Annie Ernaux, escritora francesa de 82 anos, recebeu esta semana o prêmio Nobel de literatura. Na justificativa do prêmio, a Academia Sueca destacou o tratamento que a autora dá para o tema da memória: “a coragem e a acuidade clínica com a qual ela descobre as raízes, os distanciamentos e os desafios coletivos da memória pessoal”. Embora os seus livros partam sempre da memória pessoal e íntima, essas memórias são sempre atravessadas pelo coletivo, pela memória social e pela história comum.

Imagem de divulgação.
É nesse encontro de memórias que sua obra ganha uma dimensão política, porque o confronto entre a memória pessoal e a coletiva dá o que pensar a respeito de temas como a dominação de classes, o aborto ou a condição social da mulher, dentre outros que ela discute na sua obra. Nesse sentido, a atribuição do prêmio a Anni Ernaux tem uma dimensão política importante. Inclusive porque, embora a França seja o país com o maior número de prêmios Nobel de literatura (16, com este), Ernaux foi a primeira mulher a recebe-lo. Antes dela, o último francês a receber o prêmio foi Patrick Modiano, em 2009.
Ernaux examina, com seus livros, temas complexos, como a vergonha, o ciúme, a inveja, a humilhação. A Academia Sueca também escreveu, na sua justificava da premiação, que Ernaux seria “mais uma etnóloga dela mesma que uma autora de ficção”.

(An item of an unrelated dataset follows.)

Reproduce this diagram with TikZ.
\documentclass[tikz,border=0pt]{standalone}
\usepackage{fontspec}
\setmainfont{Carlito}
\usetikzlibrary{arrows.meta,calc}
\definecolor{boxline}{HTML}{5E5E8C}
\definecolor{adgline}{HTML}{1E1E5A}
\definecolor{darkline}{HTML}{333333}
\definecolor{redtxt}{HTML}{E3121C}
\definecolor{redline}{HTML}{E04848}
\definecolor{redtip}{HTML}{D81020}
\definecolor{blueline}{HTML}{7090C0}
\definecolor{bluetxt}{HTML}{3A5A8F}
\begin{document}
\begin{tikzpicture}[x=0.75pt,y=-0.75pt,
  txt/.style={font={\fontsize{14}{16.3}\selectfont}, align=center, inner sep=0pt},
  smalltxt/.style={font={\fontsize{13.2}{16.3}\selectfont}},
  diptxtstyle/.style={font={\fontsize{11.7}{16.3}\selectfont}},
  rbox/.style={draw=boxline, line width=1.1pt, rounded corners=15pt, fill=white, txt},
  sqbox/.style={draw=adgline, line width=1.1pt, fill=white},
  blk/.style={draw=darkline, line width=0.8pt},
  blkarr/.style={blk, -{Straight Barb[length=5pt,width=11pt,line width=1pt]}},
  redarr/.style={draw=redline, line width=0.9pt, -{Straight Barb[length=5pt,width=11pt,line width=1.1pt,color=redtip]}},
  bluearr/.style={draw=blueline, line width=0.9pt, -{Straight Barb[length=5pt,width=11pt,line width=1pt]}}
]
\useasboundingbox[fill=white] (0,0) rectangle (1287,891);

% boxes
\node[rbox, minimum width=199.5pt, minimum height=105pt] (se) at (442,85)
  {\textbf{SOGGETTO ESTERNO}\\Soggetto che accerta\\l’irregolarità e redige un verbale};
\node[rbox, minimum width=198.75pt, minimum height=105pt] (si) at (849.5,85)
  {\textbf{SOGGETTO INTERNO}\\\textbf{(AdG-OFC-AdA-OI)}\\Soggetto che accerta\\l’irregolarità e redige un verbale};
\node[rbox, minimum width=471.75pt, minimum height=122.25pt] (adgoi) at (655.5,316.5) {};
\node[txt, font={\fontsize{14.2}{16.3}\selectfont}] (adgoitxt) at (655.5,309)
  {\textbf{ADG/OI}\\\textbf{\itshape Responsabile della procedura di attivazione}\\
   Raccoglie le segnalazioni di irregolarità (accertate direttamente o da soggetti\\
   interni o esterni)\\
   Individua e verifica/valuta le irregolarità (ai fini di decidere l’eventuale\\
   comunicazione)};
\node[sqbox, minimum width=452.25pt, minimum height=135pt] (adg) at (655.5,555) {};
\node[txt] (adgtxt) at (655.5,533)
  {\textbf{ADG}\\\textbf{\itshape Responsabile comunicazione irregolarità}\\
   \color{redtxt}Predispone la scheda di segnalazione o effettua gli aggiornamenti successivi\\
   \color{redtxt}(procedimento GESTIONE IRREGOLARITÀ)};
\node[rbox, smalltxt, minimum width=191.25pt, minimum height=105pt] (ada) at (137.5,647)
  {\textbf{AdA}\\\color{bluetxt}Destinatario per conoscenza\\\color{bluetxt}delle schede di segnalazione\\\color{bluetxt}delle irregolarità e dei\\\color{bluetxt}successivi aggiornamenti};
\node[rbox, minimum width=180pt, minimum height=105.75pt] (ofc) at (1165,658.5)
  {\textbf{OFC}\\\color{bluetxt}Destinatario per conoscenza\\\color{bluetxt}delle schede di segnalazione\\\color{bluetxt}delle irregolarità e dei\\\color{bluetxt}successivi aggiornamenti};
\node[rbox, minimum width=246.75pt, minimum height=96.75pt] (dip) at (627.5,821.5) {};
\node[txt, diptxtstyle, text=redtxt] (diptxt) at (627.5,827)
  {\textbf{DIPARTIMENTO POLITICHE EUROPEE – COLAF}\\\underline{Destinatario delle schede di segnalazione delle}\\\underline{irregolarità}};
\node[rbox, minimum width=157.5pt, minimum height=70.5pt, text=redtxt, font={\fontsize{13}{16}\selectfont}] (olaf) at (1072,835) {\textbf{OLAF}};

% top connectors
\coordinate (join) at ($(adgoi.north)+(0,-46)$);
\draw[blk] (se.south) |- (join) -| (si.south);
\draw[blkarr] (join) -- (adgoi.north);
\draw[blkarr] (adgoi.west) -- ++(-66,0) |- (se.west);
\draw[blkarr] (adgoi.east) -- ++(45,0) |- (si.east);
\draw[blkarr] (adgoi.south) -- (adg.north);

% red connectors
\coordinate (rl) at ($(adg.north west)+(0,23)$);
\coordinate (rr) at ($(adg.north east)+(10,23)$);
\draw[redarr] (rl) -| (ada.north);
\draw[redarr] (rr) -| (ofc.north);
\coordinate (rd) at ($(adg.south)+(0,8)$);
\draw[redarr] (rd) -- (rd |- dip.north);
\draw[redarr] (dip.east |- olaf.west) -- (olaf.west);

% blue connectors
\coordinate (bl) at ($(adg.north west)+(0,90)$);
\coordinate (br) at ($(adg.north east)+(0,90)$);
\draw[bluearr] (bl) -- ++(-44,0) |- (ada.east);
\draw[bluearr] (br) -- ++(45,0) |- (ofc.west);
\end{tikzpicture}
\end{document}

Um exemplo disso é o romance “Les Années”, no qual ela parte de suas memórias pessoais e, aos poucos, por meio de referências e citações decanções, programas de televisão, filmes e debates, vai trançando uma memória coletiva, a memória de uma geração que nasceu durante a guerra e foi marcada pelos existencialismo dos anos 50 e pela liberdade sexual dos anos 60.
Seus livros são bastante acessíveis e costumam ser um sucesso de vendas. Muitos deles venderam mais de 500 mil exemplares e, mais recentemente, ela se tornou um personagem hiper midiatizado, na França, em função da adaptação para o cinam de seus livros “L’Événement” e “Passion Simple”, o primeiro premiado com o Leão de Ouro do Festival de Cinema de Veneza e também com o Prêmio Lumières.
Sua linguagem é cristalina, apesar da complexidade dos temas e da profundidade psicológica dos personagens. Alguns dizem que seu estilo é “clínico”, quase, de fato a linguagem científica de um etnólogo, liberada de todo lirismo. Uma « écriture plate », como dizem.